We further object to the general principle of ‘garden-grabbing’ regardless of the specific contextual issues explained above. We feel that this demonstrates an ignorance of the significance of setting to the value of individual heritage assets; the removal of setting results in the loss of valuable contextualisation, spaciousness, and green infrastructure, all of which contribute to the historic, evidential, architectural, and aesthetic merit of listed buildings. PPS6 emphasises the negative consequences of garden development such as the isolation of listed buildings from the wider landscape or townscape, the loss of setting, the loss of preserved historic atmosphere and views, and a conflict of architectural styles without space for mitigating buffer zones. Whilst PPS6 has been superseded by the NPPF, the Trust feels that this document remains valid in its concerns regarding the loss of garden space to provide housing. We would argue that justifications of housing demand and supply are insufficient for the permanent loss of a historic building’s setting.
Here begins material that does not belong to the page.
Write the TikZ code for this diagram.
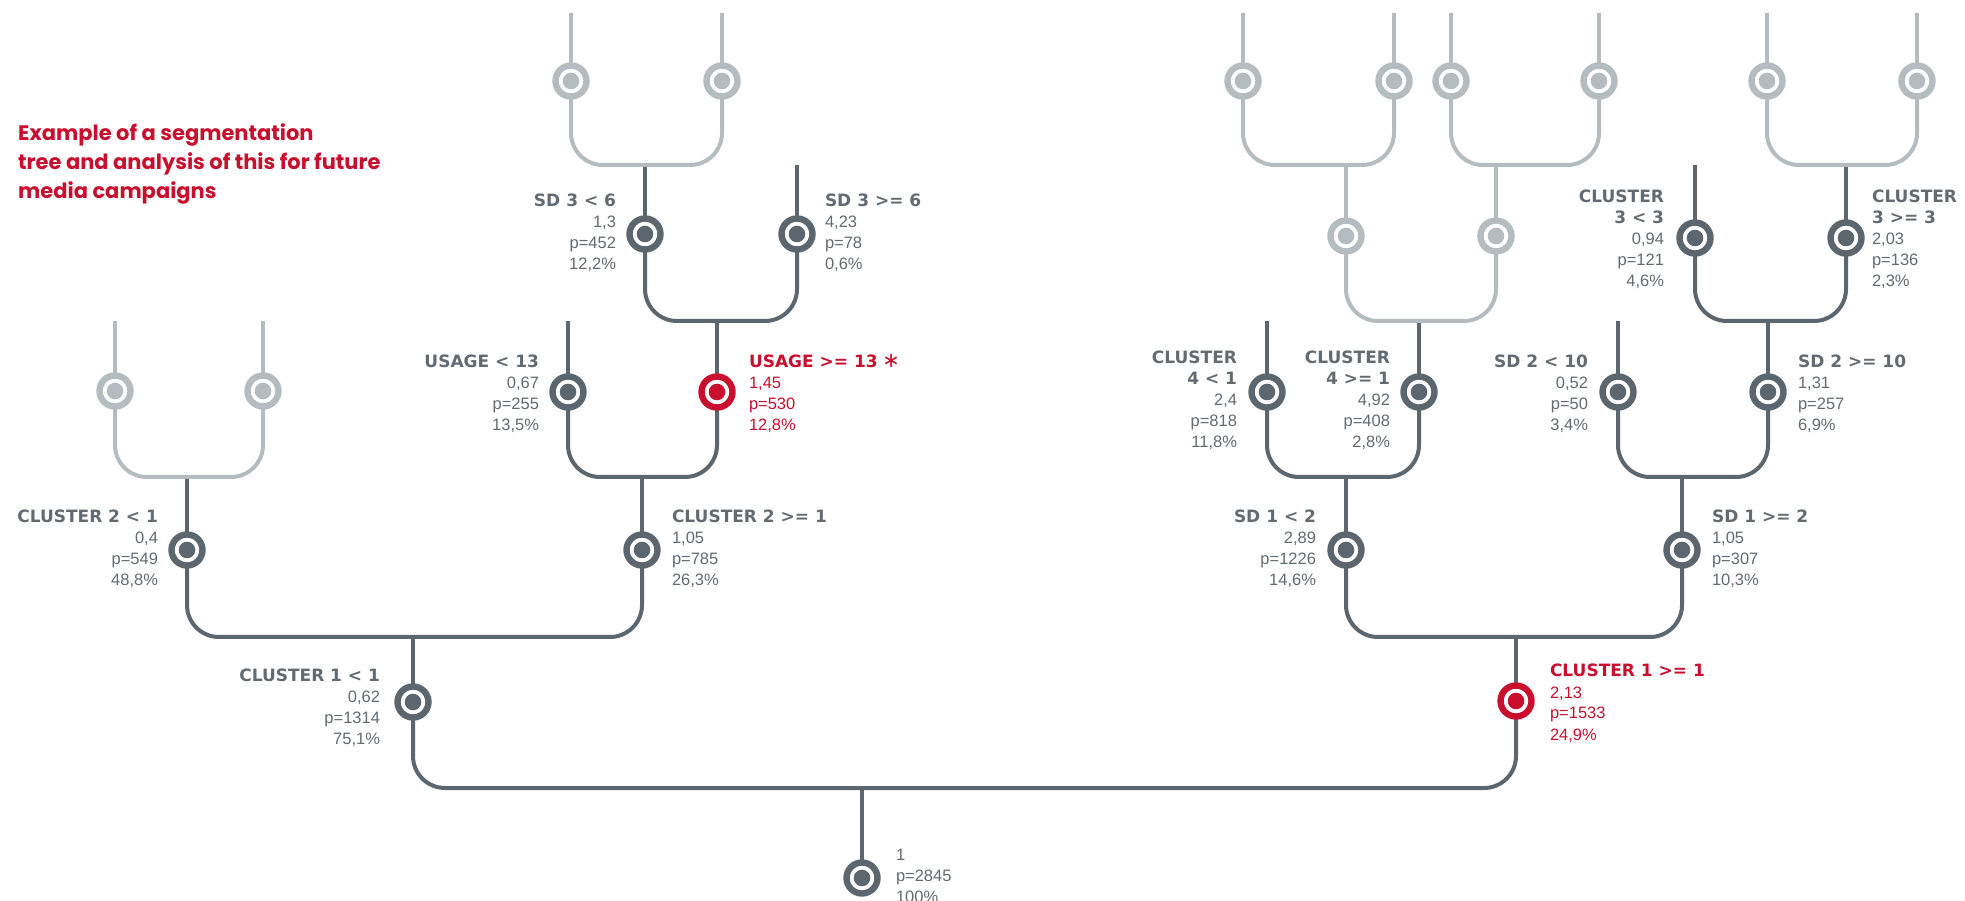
\documentclass[tikz,border=0pt]{standalone}
\usepackage{fontspec}
\setmainfont{Liberation Sans}
\newfontfamily\heavyfont{DejaVu Sans}
\newfontfamily\titlefont{Poppins}
\usetikzlibrary{backgrounds}
\definecolor{Slate}{RGB}{91, 102, 110}
\definecolor{SlateText}{RGB}{98, 107, 114}
\definecolor{Mist}{RGB}{180, 188, 191}
\definecolor{Crimson}{RGB}{200, 16, 46}
\newcommand{\cond}[1]{\rule{0pt}{16pt}{\heavyfont\bfseries\fontsize{17}{21}\selectfont #1}}

\begin{document}
\begin{tikzpicture}[
    x=1pt, y=1pt,
    font=\fontsize{16.5}{21}\selectfont,
    knot/.style={circle, draw=#1, line width=6.4pt, fill=white, minimum size=31pt, inner sep=0pt, outer sep=0pt, path picture={\fill[#1] (path picture bounding box.center) circle (8.3pt);}},
    link/.style={draw=Slate, line width=4pt, rounded corners=32pt},
    ghost/.style={draw=Mist, line width=4pt, rounded corners=32pt},
    lefttxt/.style={anchor=north east, align=right, inner sep=0pt, outer sep=0pt, text=SlateText},
    righttxt/.style={anchor=north west, align=left, inner sep=0pt, outer sep=0pt, text=SlateText},
    hot/.style={text=Crimson}
]
    \useasboundingbox (0, 0) rectangle (1965, 900);

    % Title
    \node[anchor=north west, align=left, inner sep=0pt, text=Crimson, font=\titlefont\bfseries\fontsize{21}{29}\selectfont] (title) at (18, 780) {\rule{0pt}{20pt}Example of a segmentation\\tree and analysis of this for future\\media campaigns};

    % Bar heights
    \coordinate (y0) at (0, 112);
    \coordinate (y1) at (0, 263);
    \coordinate (y2) at (0, 423);
    \coordinate (y3) at (0, 579);
    \coordinate (y4) at (0, 735);
    \coordinate (ytop) at (0, 887);

    % Segments
    \node[knot=Slate] (root) at (862, 22) {};
    \node[knot=Slate] (c1l) at (413, 198) {};
    \node[knot=Crimson] (c1r) at (1516, 199) {};
    \node[knot=Slate] (c2l) at (187, 350) {};
    \node[knot=Slate] (c2r) at (642, 350) {};
    \node[knot=Slate] (sd1l) at (1346, 350) {};
    \node[knot=Slate] (sd1r) at (1682, 350) {};
    \node[knot=Mist] (g1) at (115, 509) {};
    \node[knot=Mist] (g2) at (263, 509) {};
    \node[knot=Slate] (us1) at (568, 508) {};
    \node[knot=Crimson] (us2) at (717, 508) {};
    \node[knot=Slate] (c4l) at (1267, 508) {};
    \node[knot=Slate] (c4r) at (1419, 508) {};
    \node[knot=Slate] (sd2l) at (1618, 508) {};
    \node[knot=Slate] (sd2r) at (1768, 508) {};
    \node[knot=Slate] (sd3l) at (645, 666) {};
    \node[knot=Slate] (sd3r) at (797, 666) {};
    \node[knot=Mist] (g3) at (1346, 664) {};
    \node[knot=Mist] (g4) at (1496, 664) {};
    \node[knot=Slate] (c3l) at (1695, 662) {};
    \node[knot=Slate] (c3r) at (1846, 662) {};
    \node[knot=Mist] (g5) at (571, 819) {};
    \node[knot=Mist] (g6) at (722, 819) {};
    \node[knot=Mist] (g7) at (1243, 819) {};
    \node[knot=Mist] (g8) at (1394, 819) {};
    \node[knot=Mist] (g9) at (1451, 819) {};
    \node[knot=Mist] (g10) at (1599, 819) {};
    \node[knot=Mist] (g11) at (1767, 819) {};
    \node[knot=Mist] (g12) at (1917, 819) {};

    % Labels
    \node[righttxt] (rootv) at ([xshift=34pt, yshift=34pt]root.center) {\rule{0pt}{16pt}1\\p=2845\\100\%};
    \node[lefttxt] (c1lv) at ([xshift=-33pt, yshift=36pt]c1l.center) {\cond{CLUSTER 1 < 1}\\0,62\\p=1314\\75,1\%};
    \node[righttxt, hot] (c1rv) at ([xshift=34pt, yshift=40pt]c1r.center) {\cond{CLUSTER 1 >= 1}\\2,13\\p=1533\\24,9\%};
    \node[lefttxt] (c2lv) at ([xshift=-29pt, yshift=43pt]c2l.center) {\cond{CLUSTER 2 < 1}\\0,4\\p=549\\48,8\%};
    \node[righttxt] (c2rv) at ([xshift=30pt, yshift=43pt]c2r.center) {\cond{CLUSTER 2 >= 1}\\1,05\\p=785\\26,3\%};
    \node[lefttxt] (sd1lv) at ([xshift=-30pt, yshift=43pt]sd1l.center) {\cond{SD 1 < 2}\\2,89\\p=1226\\14,6\%};
    \node[righttxt] (sd1rv) at ([xshift=30pt, yshift=43pt]sd1r.center) {\cond{SD 1 >= 2}\\1,05\\p=307\\10,3\%};
    \node[lefttxt] (us1v) at ([xshift=-29pt, yshift=40pt]us1.center) {\cond{USAGE < 13}\\0,67\\p=255\\13,5\%};
    \node[righttxt, hot] (us2v) at ([xshift=32pt, yshift=40pt]us2.center) {\cond{USAGE >= 13} {\heavyfont\fontsize{21}{21}\selectfont ∗}\\1,45\\p=530\\12,8\%};
    \node[lefttxt] (c4lv) at ([xshift=-30pt, yshift=44pt]c4l.center) {\cond{CLUSTER}\\\cond{4 < 1}\\2,4\\p=818\\11,8\%};
    \node[lefttxt] (c4rv) at ([xshift=-29pt, yshift=44pt]c4r.center) {\cond{CLUSTER}\\\cond{4 >= 1}\\4,92\\p=408\\2,8\%};
    \node[lefttxt] (sd2lv) at ([xshift=-30pt, yshift=40pt]sd2l.center) {\cond{SD 2 < 10}\\0,52\\p=50\\3,4\%};
    \node[righttxt] (sd2rv) at ([xshift=30pt, yshift=40pt]sd2r.center) {\cond{SD 2 >= 10}\\1,31\\p=257\\6,9\%};
    \node[lefttxt] (sd3lv) at ([xshift=-29pt, yshift=43pt]sd3l.center) {\cond{SD 3 < 6}\\1,3\\p=452\\12,2\%};
    \node[righttxt] (sd3rv) at ([xshift=28pt, yshift=43pt]sd3r.center) {\cond{SD 3 >= 6}\\4,23\\p=78\\0,6\%};
    \node[lefttxt] (c3lv) at ([xshift=-31pt, yshift=51pt]c3l.center) {\cond{CLUSTER}\\\cond{3 < 3}\\0,94\\p=121\\4,6\%};
    \node[righttxt] (c3rv) at ([xshift=26pt, yshift=51pt]c3r.center) {\cond{CLUSTER}\\\cond{3 >= 3}\\2,03\\p=136\\2,3\%};

    \begin{scope}[on background layer]
        % Trunk
        \draw[link] (root) -- (root |- y0);
        \draw[link] (c1l) |- (c1r |- y0) -- (c1r);

        % Level 1
        \draw[link] (c1l) -- (c1l |- y1);
        \draw[link] (c2l) |- (c2r |- y1) -- (c2r);
        \draw[link] (c1r) -- (c1r |- y1);
        \draw[link] (sd1l) |- (sd1r |- y1) -- (sd1r);

        % Level 2
        \draw[link] (c2l) -- (c2l |- y2);
        \draw[ghost] (g1) |- (g2 |- y2) -- (g2);
        \draw[link] (c2r) -- (c2r |- y2);
        \draw[link] (us1) |- (us2 |- y2) -- (us2);
        \draw[link] (sd1l) -- (sd1l |- y2);
        \draw[link] (c4l) |- (c4r |- y2) -- (c4r);
        \draw[link] (sd1r) -- (sd1r |- y2);
        \draw[link] (sd2l) |- (sd2r |- y2) -- (sd2r);

        % Level 3
        \draw[link] (us2) -- (us2 |- y3);
        \draw[link] (sd3l) |- (sd3r |- y3) -- (sd3r);
        \draw[link] (c4r) -- (c4r |- y3);
        \draw[ghost] (g3) |- (g4 |- y3) -- (g4);
        \draw[link] (sd2r) -- (sd2r |- y3);
        \draw[link] (c3l) |- (c3r |- y3) -- (c3r);
        \draw[ghost] (g1) -- (g1 |- y3);
        \draw[ghost] (g2) -- (g2 |- y3);
        \draw[link] (us1) -- (us1 |- y3);
        \draw[link] (c4l) -- (c4l |- y3);
        \draw[link] (sd2l) -- (sd2l |- y3);

        % Level 4
        \draw[link] (sd3l) -- (sd3l |- y4);
        \draw[ghost] (g5) |- (g6 |- y4) -- (g6);
        \draw[link] (sd3r) -- (sd3r |- y4);
        \draw[ghost] (g3) -- (g3 |- y4);
        \draw[ghost] (g7) |- (g8 |- y4) -- (g8);
        \draw[ghost] (g4) -- (g4 |- y4);
        \draw[ghost] (g9) |- (g10 |- y4) -- (g10);
        \draw[link] (c3l) -- (c3l |- y4);
        \draw[link] (c3r) -- (c3r |- y4);
        \draw[ghost] (g11) |- (g12 |- y4) -- (g12);

        % Open tops
        \foreach \g in {5,...,12}
            \draw[ghost] (g\g) -- (g\g |- ytop);
    \end{scope}

\end{tikzpicture}
\end{document}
Therefore, whilst we feel the proposed design is of a suitable quality and style, and appreciate its minimal visual impact within the Bath conservation area and World Heritage site whilst borrowing aspects of the area’s vernacular tradition, we ultimately object to the loss and use of Ardenlee’s garden setting for residential development. We see this as a typical example of garden-grabbing that degrades the setting of a listed building and overlooks Bathwick Hill’s aesthetic, historic, evidential, and social character as a spacious and green replication of rural living for Bath’s Georgian elite. Therefore, this application is contrary to the Planning (Listed Building and Conservation Areas) Act 1990, section 16 of the NPPF, and Policies B1, B4, BD1, CP6, D1, D2, D3, D6, D7, HE1, NE2, and NE2A of the Core Strategy and Placemaking Plan. However, if the site is ultimately deemed appropriate for development, then we support the proposed design as the most appropriate and least harmful option available.